Presintiendo el ocaso de la humanidad
nos hemos atrincherado en los muros de nuestras casas
escondiéndonos de la muerte y su maldad.
La simplificación de la vida en el ARN de un inerte
por lo que nadie, nadie sabe a ciencia nuestra suerte.
Polvo somos y al polvo volveremos
es una sentencia que el ignominioso Coronavirus
no puede pulsar; franqueados
sobrevivimos sin saber si renaceremos
queriendo ser los de antes que nos contagiara el virus.
El resoplido de la muerte ha galopado apocalípticamente
de norte a sur y de este a oeste, yendo hasta los confines,
ignorando la valla de los vientos y mares subrepticiamente
poniendo de rodillas a humildes y serafines.
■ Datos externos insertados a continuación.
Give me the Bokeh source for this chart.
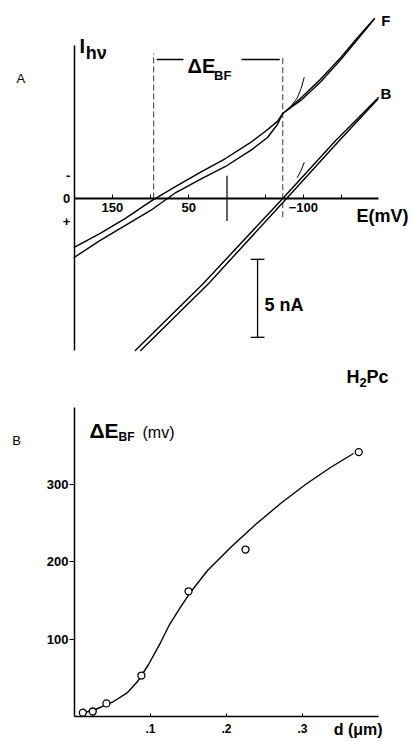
from bokeh.plotting import figure
from bokeh.models import Label, FixedTicker, Range1d, CustomJSTickFormatter
from bokeh.layouts import column
from bokeh.embed import file_html
from bokeh.resources import INLINE

# ---------------- Panel A: photocurrent vs. electrode potential ----------------
# potential E in mV (axis runs from +200 on the left to about -200 on the right),
# photocurrent in nA, cathodic (negative) current plotted upward.
# Film "F": forward and reverse sweeps
f_fwd_mv = [200, 166, 133, 100, 67, 35, 2, -31, -50, -66, -73, -96, -122, -149, -171, -193]
f_fwd_na = [-3.14, -2.24, -1.28, -0.19, 0.77, 1.67, 2.56, 3.59, 4.29, 4.94, 5.45, 6.41, 7.63, 9.04, 10.32, 11.54]
f_rev_mv = [200, 166, 133, 100, 67, 35, 2, -31, -53, -66, -73, -97, -123, -149, -171, -192]
f_rev_na = [-3.78, -2.69, -1.73, -0.77, 0.38, 1.22, 2.05, 3.08, 3.91, 4.74, 5.45, 6.3, 7.5, 8.9, 10.2, 11.45]
f_turn_mv = [-101, -97, -92, -85]
f_turn_na = [7.75, 7.05, 6.45, 6.0]

# Film "B": forward and reverse sweeps
b_fwd_mv = [120, 31, -73, -142, -198]
b_fwd_na = [-9.75, -5.45, 0.0, 3.7, 6.45]
b_rev_mv = [113, 24, -78, -145, -197]
b_rev_na = [-9.75, -5.45, 0.0, 3.6, 6.35]
b_turn_mv = [-101, -97, -92]
b_turn_na = [2.3, 1.8, 1.35]

# zero-current potentials of the two films (their difference is dE_BF)
e_zero_f = 96
e_zero_b = -73

# current scale bar
scale_bar_na = 5

# ---------------- Panel B: dE_BF vs. film thickness ----------------
thickness_um = [0.011, 0.024, 0.042, 0.088, 0.150, 0.225, 0.374]
delta_e_mv = [5, 6.5, 17, 53, 162, 216, 342]

# smooth curve drawn through the measurements
fit_um = [0.0132, 0.0276, 0.0421, 0.0513, 0.0697, 0.0829, 0.0974, 0.1132, 0.125, 0.1382,
          0.1513, 0.175, 0.2053, 0.2382, 0.2711, 0.3039, 0.3368, 0.3671]
fit_mv = [5.2, 9.1, 15.5, 19.4, 31.0, 45.3, 67.3, 95.7, 119.0, 139.7,
          159.1, 188.9, 218.6, 248.4, 275.5, 300.1, 322.1, 340.2]

FONT = "Liberation Sans"
INK = "black"


def label(p, x, y, text, size, bold=True, align="left", baseline="alphabetic"):
    p.add_layout(Label(x=x, y=y, text=text, text_font=FONT,
                       text_font_size=f"{size}px",
                       text_font_style="bold" if bold else "normal",
                       text_color=INK, text_align=align, text_baseline=baseline))


def bare_figure(width, height, x_range, y_range):
    p = figure(width=width, height=height, x_range=x_range, y_range=y_range,
               output_backend="svg", toolbar_location=None, min_border=0, title=None)
    p.grid.visible = False
    p.outline_line_color = None
    p.background_fill_color = "white"
    p.border_fill_color = "white"
    return p


def style_axis(ax, line_width):
    ax.axis_line_color = INK
    ax.axis_line_width = line_width
    ax.major_tick_line_color = INK
    ax.minor_tick_line_color = INK
    ax.major_label_text_font = FONT
    ax.major_label_text_font_style = "bold"
    ax.major_label_text_color = INK


# ================= Panel A =================
pa = bare_figure(412, 390, Range1d(296.5, -242.8), Range1d(-12.31, 12.69))

xa = pa.xaxis[0]
style_axis(xa, 2)
xa.fixed_location = 0
xa.bounds = (-198, 200)
xa.ticker = FixedTicker(ticks=[150, 50, -100], minor_ticks=[100, -50, -150])
xa.major_tick_in = 4
xa.major_tick_out = 0
xa.minor_tick_in = 4
xa.minor_tick_out = 0
xa.major_label_standoff = 5
xa.major_label_text_font_size = "13px"

ya = pa.yaxis[0]
style_axis(ya, 1.5)
ya.fixed_location = 200
ya.bounds = (-9.75, 9.8)
ya.ticker = FixedTicker(ticks=[1.5, 0, -1.5], minor_ticks=[])
ya.formatter = CustomJSTickFormatter(code="return tick > 0 ? '-' : (tick < 0 ? '+' : '0')")
ya.major_tick_in = 0
ya.major_tick_out = 0
ya.major_label_standoff = 4
ya.major_label_text_font_size = "13px"

# long tick marking E = 0
pa.segment(x0=[0], y0=[-1.45], x1=[0], y1=[1.45], line_color=INK, line_width=1.2)

# dashed markers at the zero-current potentials and the dE_BF bracket
pa.segment(x0=[e_zero_f, e_zero_b], y0=[0, -1.2], x1=[e_zero_f, e_zero_b], y1=[9.3, 9.0],
           line_color="#222222", line_width=0.9, line_dash="6 3")
pa.segment(x0=[e_zero_f - 4, -19], y0=[8.9, 8.9], x1=[57, e_zero_b + 4], y1=[8.9, 8.9],
           line_color=INK, line_width=1.5)

# sweep curves
for xs, ys in [(f_fwd_mv, f_fwd_na), (f_rev_mv, f_rev_na),
               (b_fwd_mv, b_fwd_na), (b_rev_mv, b_rev_na)]:
    pa.line(xs, ys, line_color=INK, line_width=1.4, line_join="round", line_cap="round")
for xs, ys in [(f_turn_mv, f_turn_na), (b_turn_mv, b_turn_na)]:
    pa.line(xs, ys, line_color=INK, line_width=1.0, line_join="round", line_cap="round")

# 5 nA scale bar
bar_x, bar_top = -40, -3.9
bar_bottom = bar_top - scale_bar_na
pa.segment(x0=[bar_x, bar_x - 9, bar_x - 9], y0=[bar_top, bar_top, bar_bottom],
           x1=[bar_x, bar_x + 9, bar_x + 9], y1=[bar_bottom, bar_top, bar_bottom],
           line_color=INK, line_width=1.3)

label(pa, 270, 7.7, "A", 13, bold=False, align="center", baseline="middle")
label(pa, 193, 9.8, "I", 20)
label(pa, 185, 9.35, "hν", 18)
label(pa, 51.7, 8.46, "ΔE", 20)
label(pa, 17, 7.88, "BF", 13)
label(pa, -208, 11.4, "F", 15, align="center", baseline="middle")
label(pa, -208, 6.75, "B", 15, align="center", baseline="middle")
label(pa, -169.5, -1.1, "E(mV)", 18, baseline="middle")
label(pa, -49, -6.8, "5 nA", 18, baseline="middle")
label(pa, -156.4, -11.47, "H", 18)
label(pa, -173.4, -11.8, "2", 13)
label(pa, -182.6, -11.47, "Pc", 18)

# ================= Panel B =================
pb = bare_figure(412, 351, Range1d(-0.0974, 0.4447), Range1d(-32.3, 421.7))

xb = pb.xaxis[0]
style_axis(xb, 1.5)
xb.fixed_location = 0
xb.bounds = (0, 0.4)
xb.ticker = FixedTicker(ticks=[0.1, 0.2, 0.3], minor_ticks=[])
xb.formatter = CustomJSTickFormatter(code="return tick.toFixed(1).replace(/^0/, '')")
xb.major_tick_in = 3
xb.major_tick_out = 0
xb.major_label_standoff = 7
xb.major_label_text_font_size = "12px"

yb = pb.yaxis[0]
style_axis(yb, 1.5)
yb.fixed_location = 0
yb.bounds = (0, 400)
yb.ticker = FixedTicker(ticks=[100, 200, 300], minor_ticks=[])
yb.major_tick_in = 0
yb.major_tick_out = 5
yb.major_label_standoff = 1
yb.major_label_text_font_size = "13px"

pb.line(fit_um, fit_mv, line_color=INK, line_width=1.4, line_join="round")
pb.scatter(thickness_um, delta_e_mv, size=7, fill_color="white", line_color=INK, line_width=1.3)

label(pb, -0.0763, 357, "B", 13, bold=False, align="center", baseline="middle")
label(pb, 0.0197, 370, "ΔE", 21)
label(pb, 0.0579, 361, "BF", 12)
label(pb, 0.0895, 367, "(mv)", 16, bold=False)
label(pb, 0.341, -16.5, "d (μm)", 16, baseline="middle")

layout = column(pa, pb)
open("out.html", "w").write(file_html(layout, INLINE, title="H2Pc photocurrent"))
Los majestuosos palacios y sus naciones
no son mas que máscaras de muerte.
Sus habitantes reos de sus inacciones
donde habita la carcoma de su moral inerte.
El mundo ha quedado huérfano
de sus míticos dioses de barro.
El dios de este mundo ufano
los ha despojado de su aureola con un catarro.
Ha dónde van su elegías y plegarias
sus mantras y letanías.
Quién bebé la copa de ambrosía
de la sangre del mártir que muere en agonía.
No ha bastado la sabiduría de los galenos
para descifrar el misterio del diminuto
huésped en el torrente sanguíneo de los helenos
que con mortal neumonía hiere su vida en un minuto.
Sigiloso camina como un trotamundos
expandiéndose en cada exhalación de tos.
Llamarada de muerte que nos parte en dos
hay un antes y un después de los miles de muertos.